今回の展示では、本館に引き続き長谷川喜久氏の作品がいくつか配置されており、伝統的な数寄屋建築の空間と現代の日本画が響き合うような雰囲気が生まれていました。木の温もりに包まれた部屋で絵を鑑賞していると、美術館というよりも「客人として迎えられた邸宅」で芸術を味わっているかのようで、不思議と心が落ち着きます。
数寄屋カフェでひと息
そして、爲三郎記念館の魅力のひとつが「数寄屋カフェ」。各部屋からは庭園を眺めることができ、その景色を背景に抹茶と和菓子を楽しめます。
この日いただいたのは、点てたばかりの抹茶と、地元老舗菓子舗から取り寄せた季節菓子「濡れつばめ」。
抹茶はきめ細やかな泡が美しく、口に含むとほのかな苦みと香りが広がります。その後にいただく和菓子の甘みが絶妙な調和を生み、口の中で静かに季節の気配を感じさせてくれました。
障子越しに庭を眺めながら一服する時間は、日常の喧騒を忘れさせてくれます。鳥のさえずりや風に揺れる木々の音を耳にしながら、五感を澄ませて過ごすひとときは、まさに至福の時間でした。
庭園散策の楽しみ
お茶をいただいたあとは、庭園へと足を運びました。池泉回遊式の小さな庭園ながら、石組みや植栽の配置が巧みで、歩を進めるごとに景色が切り替わっていきます。

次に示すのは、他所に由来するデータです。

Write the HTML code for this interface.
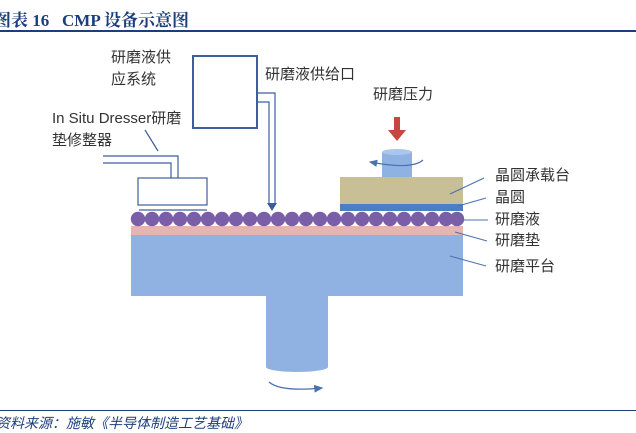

庭の正面から池を望めば、石橋と水面に映る木々が一幅の絵画のように映えます。建物の縁側に腰を下ろすと、障子越しに切り取られた庭の風景がまるで掛け軸のように見え、まさに「見立ての美」を体感できます。
庭の一角には茶室へ続く露地があり、苔むした石畳や蹲(つくばい)がひっそりと佇んでいました。庭の設えは四季折々の表情を持ち、春にはサツキやツツジ、夏は青々とした木々、秋には紅葉、冬には雪景色と、訪れるたびに異なる姿を見せてくれるそうです。季節ごとに歩を進めれば、また新たな発見があるに違いありません。
心に残る初訪問
今回、初めて爲三郎記念館を訪れましたが、建物と庭園、そして数寄屋カフェのすべてが調和しており、心から安らぐ時間を過ごすことができました。数寄屋建築の繊細な美と、日本庭園の奥深い工夫、さらに抹茶と和菓子を味わうひととき。それらが織りなす体験は、単なる鑑賞にとどまらず「生活の中に息づく文化」を感じさせてくれます。
また違う季節に訪れてみたい。春の花や秋の紅葉、冬の雪景色の中でこの建物と庭園を味わえば、今回とはまったく異なる表情を見せてくれるはずです。
おわりに
古川美術館本館での日本画展に続き、分館・爲三郎記念館で味わった数寄屋建築と庭園、そして数寄屋カフェでの抹茶と和菓子。芸術と生活文化が重なり合う時間は、心を静かに整えてくれるものでした。
名古屋にありながら、まるで遠い旅先に来たような感覚を与えてくれる爲三郎記念館。またいつか、季節を変えて再訪したいと思います。